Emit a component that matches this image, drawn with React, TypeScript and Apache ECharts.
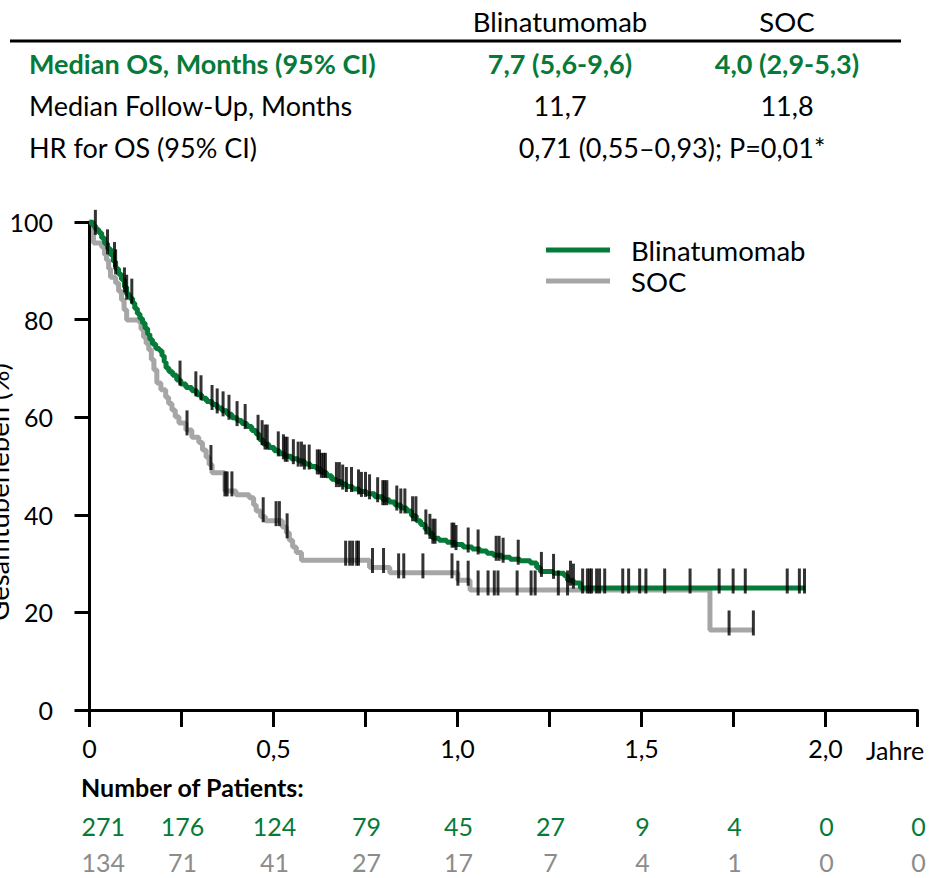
import React, { useEffect, useRef } from "react";
import * as echarts from "echarts";

const FONT = "Lato, 'Open Sans', sans-serif";
const GREEN = "#067a38";
const GREY = "#a6a6a6";
const GREY_TEXT = "#8c8c8c";

// Kaplan-Meier steps: time in years, overall survival in %
const blinaTime = [
  0, 0.008, 0.016, 0.025, 0.033, 0.041, 0.049, 0.057, 0.065, 0.071, 0.079, 0.087, 0.095, 0.101, 0.109,
  0.117, 0.123, 0.13, 0.137, 0.144, 0.151, 0.158, 0.164, 0.171, 0.18, 0.19, 0.197, 0.203, 0.208, 0.216,
  0.226, 0.237, 0.248, 0.262, 0.278, 0.292, 0.305, 0.318, 0.333, 0.347, 0.36, 0.374, 0.387, 0.401, 0.414,
  0.428, 0.441, 0.453, 0.462, 0.472, 0.487, 0.502, 0.516, 0.531, 0.548, 0.567, 0.584, 0.6, 0.617, 0.63,
  0.644, 0.658, 0.671, 0.685, 0.698, 0.715, 0.733, 0.753, 0.775, 0.797, 0.815, 0.83, 0.846, 0.862, 0.875,
  0.888, 0.9, 0.912, 0.922, 0.933, 0.95, 0.971, 0.993, 1.015, 1.04, 1.061, 1.08, 1.097, 1.12, 1.143,
  1.17, 1.198, 1.215, 1.225, 1.26, 1.29, 1.299, 1.315, 1.334, 1.945,
];
const blinaSurv = [
  100, 99.3, 98.5, 97.8, 96.7, 95.6, 94.5, 93.3, 91.9, 90.4, 89.3, 88.2, 86.7, 85.2, 84.4,
  83.4, 82.3, 81.2, 80.2, 79.3, 78.2, 77.0, 75.9, 75.0, 74.1, 73.6, 72.6, 71.3, 70.1, 69.3,
  68.6, 67.6, 66.8, 66.1, 65.4, 64.6, 63.9, 63.2, 62.6, 61.9, 61.3, 60.6, 59.9, 59.3, 58.7,
  58.1, 57.3, 56.5, 55.4, 54.5, 53.8, 53.1, 52.5, 52.0, 51.5, 51.0, 50.4, 49.9, 49.4, 48.7,
  48.0, 47.3, 46.8, 46.3, 45.8, 45.3, 44.8, 44.3, 43.7, 43.1, 42.6, 42.0, 41.4, 40.8, 39.8,
  38.8, 38.0, 37.1, 36.2, 35.2, 34.8, 34.4, 33.9, 33.4, 33.0, 32.6, 32.1, 31.7, 31.3, 30.9,
  30.6, 30.1, 29.2, 28.4, 28.0, 27.5, 26.6, 26.0, 25.0, 25.0,
];
const socTime = [
  0, 0.011, 0.033, 0.041, 0.046, 0.052, 0.057, 0.071, 0.079, 0.087, 0.094, 0.101, 0.134, 0.14, 0.147,
  0.154, 0.161, 0.168, 0.175, 0.183, 0.194, 0.207, 0.215, 0.224, 0.233, 0.243, 0.262, 0.278, 0.297,
  0.307, 0.317, 0.325, 0.333, 0.368, 0.398, 0.434, 0.446, 0.453, 0.465, 0.478, 0.524, 0.535, 0.543,
  0.552, 0.562, 0.576, 0.761, 0.816, 1.001, 1.034, 1.686, 1.804,
];
const socSurv = [
  100, 95.7, 94.9, 93.3, 92.2, 90.4, 88.7, 87.5, 85.8, 84.0, 82.0, 79.9, 79.5, 78.0, 76.4,
  75.1, 73.8, 71.8, 69.7, 67.0, 65.6, 64.1, 62.8, 61.5, 60.1, 58.8, 57.4, 55.9, 54.8,
  53.3, 51.8, 50.3, 48.6, 44.9, 44.1, 43.5, 42.0, 40.8, 39.6, 38.8, 37.5, 36.3, 34.8,
  33.4, 32.3, 30.7, 29.2, 28.1, 26.6, 24.6, 16.4, 16.4,
];

// Censoring times (years)
const blinaCensor = [
  0.016, 0.049, 0.068, 0.071, 0.095, 0.101, 0.115, 0.246, 0.289, 0.303, 0.333, 0.347, 0.363, 0.379,
  0.401, 0.423, 0.458, 0.469, 0.477, 0.483, 0.513, 0.527, 0.532, 0.537, 0.554, 0.567, 0.576, 0.584,
  0.597, 0.619, 0.625, 0.63, 0.636, 0.641, 0.671, 0.679, 0.688, 0.698, 0.712, 0.731, 0.739, 0.75,
  0.761, 0.783, 0.797, 0.802, 0.808, 0.835, 0.846, 0.857, 0.878, 0.887, 0.914, 0.925, 0.933, 0.939,
  0.985, 0.99, 0.996, 1.029, 1.056, 1.105, 1.113, 1.124, 1.165, 1.228, 1.261, 1.307, 1.315, 1.34,
  1.353, 1.359, 1.364, 1.378, 1.386, 1.4, 1.449, 1.465, 1.495, 1.512, 1.563, 1.632, 1.711, 1.749,
  1.782, 1.896, 1.929, 1.943,
];
const socCensor = [
  0.265, 0.33, 0.368, 0.374, 0.387, 0.472, 0.507, 0.516, 0.537, 0.696, 0.707, 0.715, 0.726, 0.731,
  0.769, 0.799, 0.84, 0.854, 0.906, 0.985, 1.001, 1.029, 1.056, 1.083, 1.1, 1.11, 1.162, 1.2, 1.211,
  1.274, 1.299, 1.738, 1.804,
];

// Number at risk
const riskTimes = [0, 0.25, 0.5, 0.75, 1, 1.25, 1.5, 1.75, 2, 2.25];
const blinaAtRisk = [271, 176, 124, 79, 45, 27, 9, 4, 0, 0];
const socAtRisk = [134, 71, 41, 27, 17, 7, 4, 1, 0, 0];

const xTickValues = [0, 0.25, 0.5, 0.75, 1, 1.25, 1.5, 1.75, 2, 2.25];
const xLabelValues = [0, 0.5, 1, 1.5, 2];

// Summary table
const armNames = ["Blinatumomab", "SOC"];
const rowLabels = ["Median OS, Months (95% CI)", "Median Follow-Up, Months", "HR for OS (95% CI)"];
const blinaCol = ["7,7 (5,6-9,6)", "11,7"];
const socCol = ["4,0 (2,9-5,3)", "11,8"];
const hrText = "0,71 (0,55–0,93); P=0,01*";
const yTitle = "Gesamtüberleben (%)";

function survivalAt(times: number[], surv: number[], t: number) {
  let s = surv[0];
  for (let i = 0; i < times.length; i++) {
    if (times[i] <= t) s = surv[i];
  }
  return s;
}

function fmtYear(v: number) {
  return v === 0 ? "0" : v.toFixed(1).replace(".", ",");
}

function txt(x: number, y: number, text: string, opts: any = {}) {
  return {
    type: "text",
    x,
    y,
    rotation: opts.rotation || 0,
    silent: true,
    style: {
      text,
      fill: opts.fill || "#000",
      fontSize: opts.fontSize || 27,
      fontFamily: FONT,
      fontWeight: opts.fontWeight || "normal",
      align: opts.align || "left",
      verticalAlign: "middle",
    },
  };
}

export default function App() {
  const ref = useRef<HTMLDivElement>(null);

  useEffect(() => {
    if (!ref.current) return;
    const chart = echarts.init(ref.current, undefined, { renderer: "svg" });

    const censorSeries = (name: string, times: number[], stepT: number[], stepS: number[]) => ({
      name,
      type: "scatter",
      data: times.map((t) => [t, survivalAt(stepT, stepS, t)]),
      symbol: "rect",
      symbolSize: [3, 25],
      symbolOffset: [0, -7],
      itemStyle: { color: "#000" },
      z: 5,
      silent: true,
    });

    chart.setOption({
      animation: false,
      backgroundColor: "#fff",
      textStyle: { fontFamily: FONT },
      grid: {
        left: 78,
        top: 222,
        width: 839.5,
        height: 488,
        containLabel: false,
        outerBoundsMode: "none",
      },
      legend: {
        data: ["Blinatumomab", "SOC"],
        orient: "vertical",
        left: 541,
        top: 231,
        itemWidth: 64,
        itemHeight: 5,
        itemGap: 3,
        icon: "rect",
        selectedMode: false,
        textStyle: { fontSize: 27.5, fontFamily: FONT, color: "#000", lineHeight: 28, padding: [0, 0, 0, 16] },
      },
      xAxis: {
        type: "value",
        min: -0.03125,
        max: 2.25,
        splitLine: { show: false },
        axisLine: { show: true, onZero: false, lineStyle: { color: "#000", width: 3 } },
        axisTick: { show: true, customValues: xTickValues, length: 17, lineStyle: { color: "#000", width: 3 } },
        axisLabel: {
          customValues: xLabelValues,
          formatter: (v: number) => fmtYear(v),
          margin: 25,
          fontSize: 25,
          color: "#000",
          fontFamily: FONT,
        },
      },
      yAxis: {
        type: "value",
        min: 0,
        max: 100,
        interval: 20,
        splitLine: { show: false },
        axisLine: { show: true, lineStyle: { color: "#000", width: 3 } },
        axisTick: { show: true, length: 15, lineStyle: { color: "#000", width: 3 } },
        axisLabel: { margin: 25, fontSize: 25, color: "#000", fontFamily: FONT },
      },
      series: [
        {
          name: "SOC",
          type: "line",
          step: "end",
          symbol: "none",
          color: GREY,
          lineStyle: { color: GREY, width: 5 },
          data: socTime.map((t, i) => [t, socSurv[i]]),
          z: 2,
          silent: true,
        },
        {
          name: "Blinatumomab",
          type: "line",
          step: "end",
          symbol: "none",
          color: GREEN,
          lineStyle: { color: GREEN, width: 5 },
          data: blinaTime.map((t, i) => [t, blinaSurv[i]]),
          z: 3,
          silent: true,
        },
        censorSeries("SOC zensiert", socCensor, socTime, socSurv),
        censorSeries("Blinatumomab zensiert", blinaCensor, blinaTime, blinaSurv),
      ],
    });

    const colX = riskTimes.map((t) => chart.convertToPixel({ xAxisIndex: 0 }, t) as number);
    const riskRow = (vals: number[], y: number, fill: string) =>
      vals.map((v, i) =>
        i === 0
          ? txt(colX[i] - 8, y, String(v), { fill, fontSize: 25 })
          : txt(colX[i] + 1, y, String(v), { fill, fontSize: 25, align: "center" })
      );

    const colBlina = 560;
    const colSoc = 787;
    chart.setOption({
      graphic: [
        txt(colBlina, 21, armNames[0], { align: "center", fontSize: 27.5 }),
        txt(colSoc, 21, armNames[1], { align: "center", fontSize: 27.5 }),
        {
          type: "line",
          silent: true,
          shape: { x1: 10, y1: 41, x2: 901, y2: 41 },
          style: { stroke: "#000", lineWidth: 3 },
        },
        txt(29, 63, rowLabels[0], { fill: GREEN, fontWeight: "bold" }),
        txt(colBlina, 63, blinaCol[0], { fill: GREEN, fontWeight: "bold", align: "center" }),
        txt(colSoc, 63, socCol[0], { fill: GREEN, fontWeight: "bold", align: "center" }),
        txt(29, 105, rowLabels[1]),
        txt(colBlina, 105, blinaCol[1], { align: "center" }),
        txt(colSoc, 105, socCol[1], { align: "center" }),
        txt(29, 147, rowLabels[2]),
        txt(672, 147, hrText, { align: "center" }),
        txt(-2, 492, yTitle, { align: "center", rotation: Math.PI / 2, fontSize: 27.5 }),
        txt(866, 750, "Jahre", { fontSize: 25 }),
        txt(81, 787, "Number of Patients:", { fontWeight: "bold", fontSize: 25 }),
        ...riskRow(blinaAtRisk, 826, GREEN),
        ...riskRow(socAtRisk, 862, GREY_TEXT),
      ],
    });

    return () => chart.dispose();
  }, []);

  return (
    <div
      ref={ref}
      style={{ position: "absolute", left: 0, top: 0, width: 936, height: 878, background: "#fff" }}
    />
  );
}
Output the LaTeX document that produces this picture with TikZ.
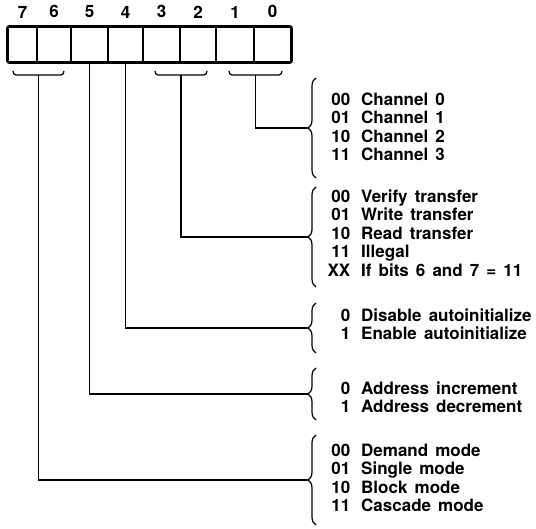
\documentclass[tikz,border=0pt]{standalone}
\usepackage{fontspec}
\setmainfont{TeX Gyre Heros}[WordSpace=1.5]
\usetikzlibrary{positioning,decorations.pathreplacing}
\newcommand{\code}[1]{\makebox[30pt][r]{#1}\hspace{11pt}}
\newcommand{\regbrace}[3]{%
  \draw[wire] (#1,71) to[out=-90,in=180] (#1+3,75) -- (#2-3,75) to[out=0,in=-90] (#2,71);
  \coordinate (#3) at ({(#1+#2)/2},75);}

\begin{document}
\begin{tikzpicture}[x=1pt, y=-1pt,
    cell/.style={draw, line width=1.5pt, minimum height=35pt, inner sep=0pt},
    bitlabel/.style={font=\bfseries\fontsize{17}{18}\selectfont, inner sep=0pt},
    wire/.style={line width=1.2pt},
    curly/.style={decorate, decoration={brace, amplitude=8pt, aspect=0.5}, line width=1.2pt},
    codes/.style={anchor=west, inner sep=0pt, align=left, font=\bfseries\fontsize{17}{18.5}\selectfont}]
    \useasboundingbox (0,0) rectangle (536,529);

    % register cells
    \foreach \b/\xl/\xr in {7/8/37,6/37/71,5/71/108,4/108/143,3/143/180,2/180/216,1/216/254,0/254/291} {
      \node[cell, minimum width={\xr pt-\xl pt}] (b\b) at ({(\xl+\xr)/2},44.5) {};
      \node[bitlabel, above=8pt of b\b] (l\b) {\b};
    }
    \draw[line width=2.2pt, rounded corners=2pt] (b7.north west) rectangle (b0.south east);

    % small brackets under bit pairs
    \regbrace{13}{64}{s76}
    \regbrace{155}{207}{s32}
    \regbrace{229}{282}{s10}

    % braces and their tips
    \draw[curly] (316,178) -- (316,78);
    \draw[curly] (316,287) -- (316,187);
    \draw[curly] (316,353) -- (316,303);
    \draw[curly] (316,420) -- (316,368);
    \draw[curly] (316,525) -- (316,435);
    \coordinate (t1) at (308,128);
    \coordinate (t2) at (308,237);
    \coordinate (t3) at (308,328);
    \coordinate (t4) at (308,394);
    \coordinate (t5) at (308,480);

    % descriptions
    \node[codes] (g1) at (320,127) {\code{00}Channel 0\\\code{01}Channel 1\\\code{10}Channel 2\\\code{11}Channel 3};
    \node[codes] (g2) at (320,233) {\code{00}Verify transfer\\\code{01}Write transfer\\\code{10}Read transfer\\\code{11}Illegal\\\code{XX}If bits 6 and 7 = 11};
    \node[codes] (g3) at (320,324) {\code{0}Disable autoinitialize\\\code{1}Enable autoinitialize};
    \node[codes] (g4) at (320,397) {\code{0}Address increment\\\code{1}Address decrement};
    \node[codes] (g5) at (320,478) {\code{00}Demand mode\\\code{01}Single mode\\\code{10}Block mode\\\code{11}Cascade mode};

    % connectors
    \draw[wire] (s10) |- (t1);
    \draw[wire] (s32) |- (t2);
    \draw[wire] (b4.south) |- (t3);
    \draw[wire] (b5.south) |- (t4);
    \draw[wire] (s76) |- (t5);
\end{tikzpicture}
\end{document}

What needs to be done:
Leave out the pictures, and copy only the lines from the one holding "Output the LaTeX" through the one holding "(t5) at (308,480);", exactly as written.

Written solution:
Output the LaTeX document that produces this picture with TikZ.
\documentclass[tikz,border=0pt]{standalone}
\usepackage{fontspec}
\setmainfont{TeX Gyre Heros}[WordSpace=1.5]
\usetikzlibrary{positioning,decorations.pathreplacing}
\newcommand{\code}[1]{\makebox[30pt][r]{#1}\hspace{11pt}}
\newcommand{\regbrace}[3]{%
  \draw[wire] (#1,71) to[out=-90,in=180] (#1+3,75) -- (#2-3,75) to[out=0,in=-90] (#2,71);
  \coordinate (#3) at ({(#1+#2)/2},75);}

\begin{document}
\begin{tikzpicture}[x=1pt, y=-1pt,
    cell/.style={draw, line width=1.5pt, minimum height=35pt, inner sep=0pt},
    bitlabel/.style={font=\bfseries\fontsize{17}{18}\selectfont, inner sep=0pt},
    wire/.style={line width=1.2pt},
    curly/.style={decorate, decoration={brace, amplitude=8pt, aspect=0.5}, line width=1.2pt},
    codes/.style={anchor=west, inner sep=0pt, align=left, font=\bfseries\fontsize{17}{18.5}\selectfont}]
    \useasboundingbox (0,0) rectangle (536,529);

    % register cells
    \foreach \b/\xl/\xr in {7/8/37,6/37/71,5/71/108,4/108/143,3/143/180,2/180/216,1/216/254,0/254/291} {
      \node[cell, minimum width={\xr pt-\xl pt}] (b\b) at ({(\xl+\xr)/2},44.5) {};
      \node[bitlabel, above=8pt of b\b] (l\b) {\b};
    }
    \draw[line width=2.2pt, rounded corners=2pt] (b7.north west) rectangle (b0.south east);

    % small brackets under bit pairs
    \regbrace{13}{64}{s76}
    \regbrace{155}{207}{s32}
    \regbrace{229}{282}{s10}

    % braces and their tips
    \draw[curly] (316,178) -- (316,78);
    \draw[curly] (316,287) -- (316,187);
    \draw[curly] (316,353) -- (316,303);
    \draw[curly] (316,420) -- (316,368);
    \draw[curly] (316,525) -- (316,435);
    \coordinate (t1) at (308,128);
    \coordinate (t2) at (308,237);
    \coordinate (t3) at (308,328);
    \coordinate (t4) at (308,394);
    \coordinate (t5) at (308,480);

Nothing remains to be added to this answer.